=== Objective ===
Pick every line with "matplotlib" from the material below.

=== Source data ===
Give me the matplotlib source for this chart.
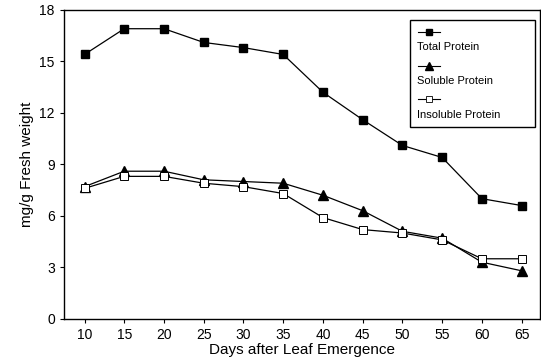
import matplotlib.pyplot as plt
from matplotlib.patches import Rectangle
from matplotlib.lines import Line2D

plt.rcParams['font.family'] = ['Liberation Sans', 'DejaVu Sans']

days = [10, 15, 20, 25, 30, 35, 40, 45, 50, 55, 60, 65]
total = [15.4, 16.9, 16.9, 16.1, 15.8, 15.4, 13.2, 11.6, 10.1, 9.4, 7.0, 6.6]
soluble = [7.7, 8.6, 8.6, 8.1, 8.0, 7.9, 7.2, 6.3, 5.1, 4.7, 3.3, 2.8]
insoluble = [7.6, 8.3, 8.3, 7.9, 7.7, 7.3, 5.9, 5.2, 5.0, 4.6, 3.5, 3.5]
labels = ['Total Protein', 'Soluble Protein', 'Insoluble Protein']

fig = plt.figure(figsize=(5.41, 3.64), dpi=100)
ax = fig.add_axes([0.118, 0.124, 0.880, 0.849])

ax.plot(days, total, color='black', lw=0.9, marker='s', ms=6, mfc='black', mec='black')
ax.plot(days, soluble, color='black', lw=0.9, marker='^', ms=7, mfc='black', mec='black')
ax.plot(days, insoluble, color='black', lw=0.9, marker='s', ms=6, mfc='white', mec='black', mew=0.7)

ax.set_xlim(7.4, 67.3)
ax.set_ylim(0, 18)
ax.set_xticks(days)
ax.set_yticks([0, 3, 6, 9, 12, 15, 18])
ax.tick_params(direction='out', length=3, width=0.8, labelsize=10)
for s in ax.spines.values():
    s.set_linewidth(1.0)
ax.set_xlabel('Days after Leaf Emergence', fontsize=11, labelpad=1)
ax.set_ylabel('mg/g Fresh weight', fontsize=11, labelpad=4)

# legend: marker sample on its own row above each label
ax.add_patch(Rectangle((0.727, 0.621), 0.263, 0.347, transform=ax.transAxes,
                       fill=False, lw=1.0, ec='black'))
styles = [dict(marker='s', mfc='black', ms=5),
          dict(marker='^', mfc='black', ms=6),
          dict(marker='s', mfc='white', ms=5, mew=0.6)]
line_y = [0.929, 0.819, 0.712]
text_y = [0.880, 0.770, 0.660]
for lab, st, ly, ty in zip(labels, styles, line_y, text_y):
    ax.add_line(Line2D([0.744, 0.767, 0.790], [ly, ly, ly], transform=ax.transAxes,
                       color='black', lw=0.8, mec='black', markevery=[1], **st))
    ax.text(0.741, ty, lab, transform=ax.transAxes,
            fontsize=8, va='center', ha='left')

fig.savefig('out.png', dpi=100)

=== Output ===
Give me the matplotlib source for this chart.
import matplotlib.pyplot as plt
from matplotlib.patches import Rectangle
from matplotlib.lines import Line2D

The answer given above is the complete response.